Reports that the LRA in Western Equatoria has rearmed and resumed raids on villages, displacing hundreds of thousands of people are fuelling fears that Khartoum is once again supplying the group with weaponry.
"We have heard the LRA appears to be better armed than it has been in the recent past...but we have no evidence to substantiate those allegations that Sudan is supporting the LRA," EJ Hogendoorn, International Crisis Group's Horn of Africa analyst, told AlertNet in an interview.
And the Sudan Advocacy Group, a lobbying group led by the Washington-based Enough Project, warned on Wednesday: "An upsurge in violence by the Ugandan Lord's Resistance Army, which the regime consistently used as a proxy during the earlier civil war, worsens an already grim picture for civilian populations and for stability in the south."

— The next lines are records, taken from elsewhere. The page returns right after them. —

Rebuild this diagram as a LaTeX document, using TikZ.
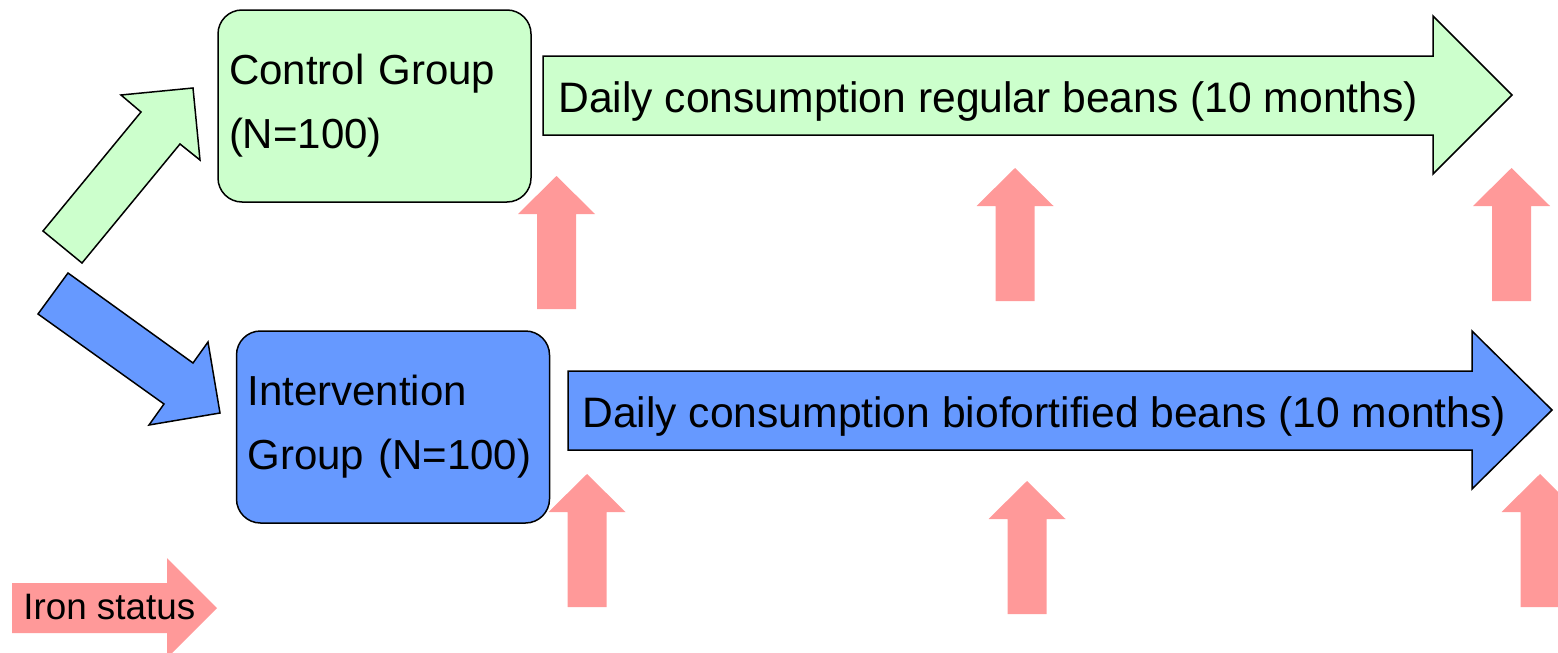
\documentclass[tikz,border=0pt]{standalone}
\usepackage{fontspec}
\setmainfont{Liberation Sans}
\usepackage{xcolor}
\usepackage{tikz}
\usetikzlibrary{positioning}

\definecolor{ctrlgreen}{HTML}{CCFFCC}
\definecolor{intvblue}{HTML}{6699FF}
\definecolor{ironpink}{HTML}{FF9999}

\begin{document}
\begin{tikzpicture}[x=0.5pt,y=-0.5pt,
  grp/.style={rectangle,rounded corners=12pt,draw,line width=0.75pt,
    minimum width=156.5pt,minimum height=96pt,text width=145.5pt,
    inner xsep=5.5pt,align=left,font=\fontsize{21}{32}\selectfont},
  fat/.style={draw,line width=0.75pt,line join=miter},
  iron/.style={fill=ironpink},
  lbl/.style={inner sep=0pt,font=\fontsize{21.3}{26}\selectfont}]
  \useasboundingbox (0,0) rectangle (1558,653);
  % the two groups
  \node[grp,fill=ctrlgreen] (ctrl) at (374.5,106) {Control Group\\(N=100)};
  \node[grp,fill=intvblue] (intv) at (393,427) {Intervention\\Group (N=100)};
  % randomisation arrows into the groups
  \draw[fat,fill=ctrlgreen] (82,263) -- (180,144) -- (200,160) -- (193,88)
    -- (121,95) -- (141,112) -- (43,231) -- cycle;
  \draw[fat,fill=intvblue] (68,273) -- (193,363) -- (208,342) -- (220,413)
    -- (149,425) -- (164,404) -- (38,314) -- cycle;
  % consumption arrows, ten months long
  \draw[fat,fill=ctrlgreen] (543,56) -- (1433,56) -- (1433,16) -- (1512,95)
    -- (1433,174) -- (1433,135) -- (543,135) -- cycle;
  \node[lbl,anchor=base west] (regtxt) at (558,112)
    {Daily consumption regular beans (10 months)};
  \draw[fat,fill=intvblue] (568,371) -- (1472,371) -- (1472,331) -- (1552,410)
    -- (1472,489) -- (1472,450) -- (568,450) -- cycle;
  \node[lbl,anchor=base west] (biotxt) at (582,427)
    {Daily consumption biofortified beans (10 months)};
  % iron status measured at start, middle and end
  \foreach \tx/\ty in {556.5/176,1015/168,1511.5/168,587/474,1027/481,1540/474}
    \fill[iron] (\tx,\ty) -- ++(38.5,38) -- ++(-19,0) -- ++(0,95)
      -- ++(-39,0) -- ++(0,-95) -- ++(-19,0) -- cycle;
  % legend
  \fill[iron] (12,583) -- (167,583) -- (167,558) -- (217,608) -- (167,658)
    -- (167,633) -- (12,633) -- cycle;
  \node[inner sep=0pt,anchor=west,font=\fontsize{18.4}{22}\selectfont] (ironlbl)
    at (23,607) {Iron status};
\end{tikzpicture}
\end{document}
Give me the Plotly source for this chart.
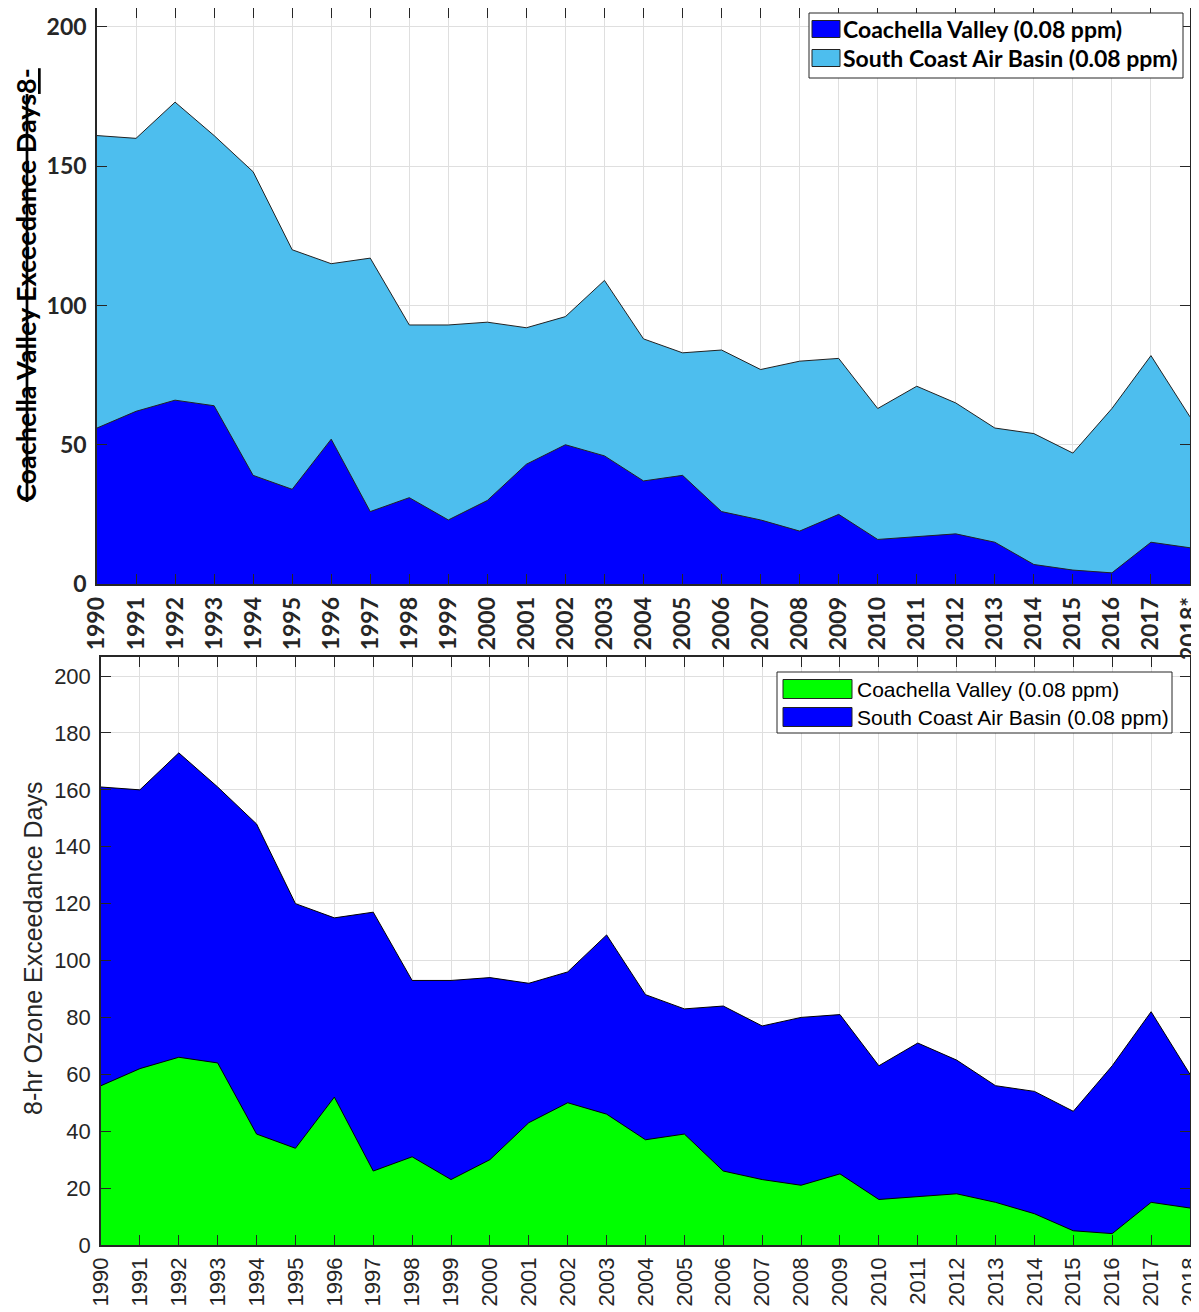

LRA negotiators, based in Nairobi, have denied that recent attacks have taken place and that the rebels are seeking a re-alliance with Khartoum.
"All those are just hearsay," Justin Labeja told me in a telephone interview. "The Uganda government is using its militia of former LRA to attack people and claim it is us."
The Ugandan army's 105 brigade, comprised of hundreds of former LRA soldiers, has been used to fight the LRA. Kampala denies the allegations that it has attacked civilians.
With ICC investigators active in Uganda, Congo and Central African Republic, analysts see Sudan - one of the few countries that has not signed the Rome Statute that is the foundation for the ICC - as a perfect safe haven for both Kony and Bashir.
Meanwhile, the LRA's increased attacks in southern Sudan coincide with a rise in tribal local violence in Jonglei, Lakes and Unity States, which have killed 1,200 people since January, according the United Nations.
David Gressly, the United Nations Mission in Sudan's regional coordinator for South Sudan, warned that the violence could mar the country's first general elections in 20 years due next April.
Though the polls are widely seen as Sudan's turning point, most observers fear they could be the country's tipping point.